The Star Trek episode The Empath was banned because of its torture scenes
Apparently, when the BBC aired the “Star Trek” episode “Miri,” audiences responded poorly. That episode was a scary, bleak story about a planet of slow-aging children who still recall the centuries-old plague that wiped out their world’s adults. Kirk and co. beam down and contract the plague, growing weird scabs all over their bodies. The Miri character (Kim Darby) is about to turn her planet’s equivalent of 12, however, and now runs the risk of infection. Miri has to convince the other kids, all feral, that Kirk is trustworthy and growing up is okay. Evidently, that episode got a lot of hate mail (though, as noted on the website Space Doubt, the exact nature of the complaints was never revealed).
That was enough, though, for the BBC to be wary. “The Empath” was about to air, and the BBC wasn’t going to take any risks. As such, it outright banned “The Empath” from airing, knowing the episode would be too much for its more sensitive viewers. Indeed, the BBC started to go through its “Star Trek” catalogue more thoroughly, and found two additional episodes it decided to ban: “Plato’s Stepchildren” and “Whom Gods Destroy.” The former featured a group of omnipotent hedonists who psychically forced Kirk and his crew to perform humiliating actions for their entertainment. The latter featured a shape-shifting antagonist who had taken over a mental asylum and formed a cult.
Non-Trekkies might know “Plato’s Stepchildren” as the episode where Kirk kisses Uhura (Nichelle Nichols) and “Whom Gods Destroy” as the episode where Yvonne Craig played a scantily-clad, green-skinned dancer … who was killed by her cult leader. The former was too disturbing for the BBC, and the latter too disturbing … but also too sexy.
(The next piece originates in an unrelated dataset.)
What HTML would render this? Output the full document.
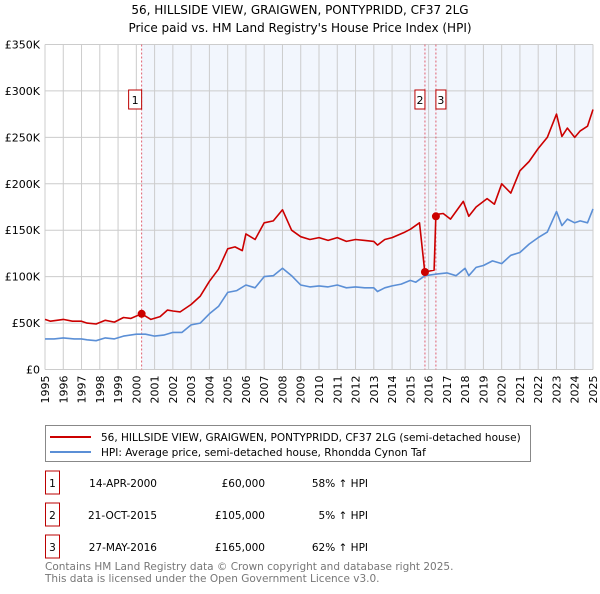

The Empath eventually aired in the UK … three decades later
“The Empath” is indeed disturbing, although most Trekkies might remember the episode better for its low budget. The episode came during the show’s third season, at which point the financing had been cut and the series’ creatives had to get inventive. There’s a reason why Gem and the Enterprise’s crew members are held prisoner in a mysterious black space: it assured that the show’s crew didn’t have to build a set. It’s also a little odd that “The Empath” should be singled out, given how many early episodes of “Star Trek” have a horror bent; monsters regularly kill or mange people throughout the series’ entire first season.
The ban was still in place in the mid-1980s. Some researchers have found memos attached to the four episodes in question, reading:
“We feel that [the episodes] all deal most unpleasantly with the already unpleasant subjects of madness, torture, sadism and disease. You will appreciate that account must betaken that out of ‘Star Trek’s’ large and enthusiastic following, many are juveniles who would watch the programme no matter what time of day the series is put into the programme schedules.”
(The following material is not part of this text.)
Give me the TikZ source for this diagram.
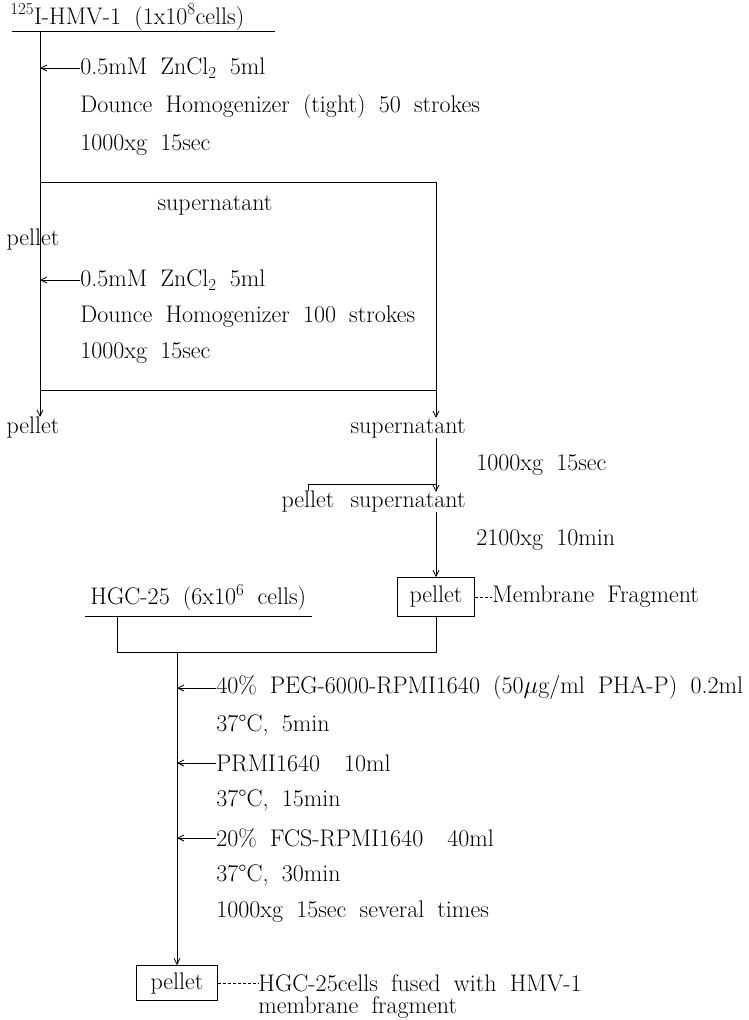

“Star Trek” creator Gene Roddenberry eventually saw that memo and objected strenuously, stating at a 1984 news conference (via Den of Geek):
“I disagree [with the ban] very much. ‘Empath’ to me was a beautiful story […] If someone is to say to me, ‘You can’t have hurt and pain,’ I say, ‘Nonsense!’ Suffering and pain are a part of life. They should be handled and handled well. I feel the same way about violence and sex.”
Roddenberry went on to note that fistfights in most action shows — which were common and expected — usually depicted the two pugilists as enjoying their punch-up. Roddenberry objected to “fun violence” on TV, feeling that “hard violence” was healthier and more accurate.
Eventually, though, standards were relaxed. By the time “Star Trek: The Next Generation” was airing on the BBC in the 1990s, the station finally removed the memo and let the previously banned “Trek” episodes be shown to the public. They are now widely seen.